Ken Pop.

"Nice to meet you."
Laurent, tignasse grise bien brossée vers l'arrière et buste à doudoune sans manche toujours penché vers l'avant, a choisi l'approche anglophone pour faire connaissance avec toute la clientèle du bar, verre de rouge à la main. On se moque de lui quand il tape sur l'épaule du DJ en lui jetant "this is good !", avant de découvrir finalement un chic type avec qui on partagera volontiers un shooter de liqueur de mandarine en fin de soirée. Dans ce bar près de la place Garibaldi où les bouteilles de vins dessinent murs et plafonds, on oublie vite de garder son tabouret, puis sa table, puis ses distances. Pompette s'est installé à Nice en même temps que nous et il est évident ce soir que nous sommes devenus amis. Le sosie (ou un fils) de Pablo Escobar, patron discret, se détend face à l'amusement général, se laisse même aller à deux reprises à un sourire sous sa moustache et à un clin d'oeil sous son sourcil. En regardant le DJ.
Ken Pop.
C'est son nom le weekend. Quand il trimballe sa platine à Nice entre l'hôtel Amour et le bar Pompette. "La semaine, je travaille dans la cyber-sécurité à Sophia-Antipolis." C'est la phrase qui a donné naissance au billet du jour, comme une évidence. Avec Ken Pop, ça a aussi été love at first sight, comme dirait Laurent. Derrière ses lunettes empruntées à Dahmer qui collent à son côté cyber, on rencontre le DJ le plus timide du monde, qui ose à peine se tourner vers la foule qu'il fait pourtant danser. Quand il ose parce qu'il nous a entendu dire qu'il était vraiment bon, il sort son téléphone pour immortaliser la situation, pour être sûr en rentrant qu'il n'a pas rêvé, qu'il y avait bien le bar tout entier acquis à ses rythmes. Il retourne immédiatement à sa platine, casque sur l'oreille, tête penchée sur l'épaule, la transition est parfaite vers... Michel Berger. Ken Pop sait surprendre, alors il se tourne à nouveau, lève sans assurance un bras en l'air, sourit au patron en retour et laisse briller son appareil dentaire sous quelques flashs.

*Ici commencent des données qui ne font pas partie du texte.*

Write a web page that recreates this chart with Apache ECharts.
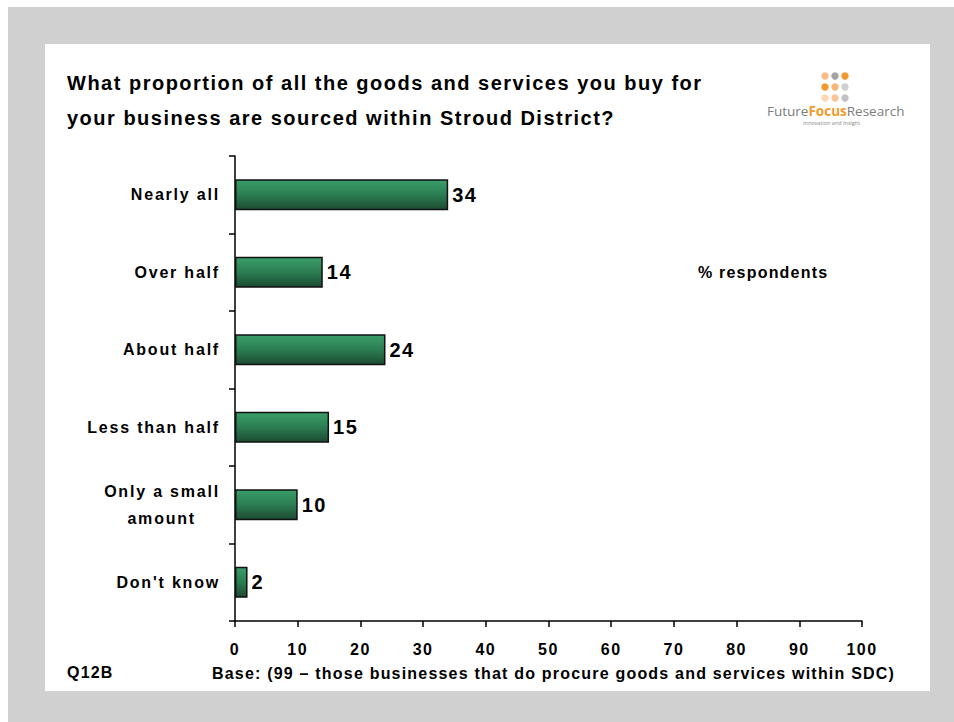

(I've had) the time of my life.
Malgré les vodkas espresso à peine avalées, Pablo rappelle à Ken qu'il est l'heure de débrancher. Les deux sont tristes. Laurent aussi, "What ? déjà ?". Ken annonce que la prochaine est la dernière. Il ne le fait pas dans un micro comme un DJ célèbre, non, il le dit à chaque personne une à une, presqu'à l'oreille. Jusqu'au bout, Modest Ken, même quand tout le monde crie "Encore une !". Il monte le son tout doucement, il savoure, et nous aussi. L'hymne de Dirty Dancing s'installe doucement dans les enceintes et dans les corps, tout le monde est levé vers le messie. We've had, the time of our life. Près de la porte, on aperçoit un gars de quatre-vingt-dix kilos se faire porter par son pote, à bout de bras. Ken donne des ailes. Je fixe le pin's accrochée à la poitrine de sa chemise impeccable, l'étoile de l'album Religion de Niagara. Je pense à mon manuscrit, Pendant que les champs brûlent, je me dis que si un spécialiste de la cyber-sécurité peut s'appeler Ken Pop et faire danser les foules, alors on peut continuer de croire en ses rêves.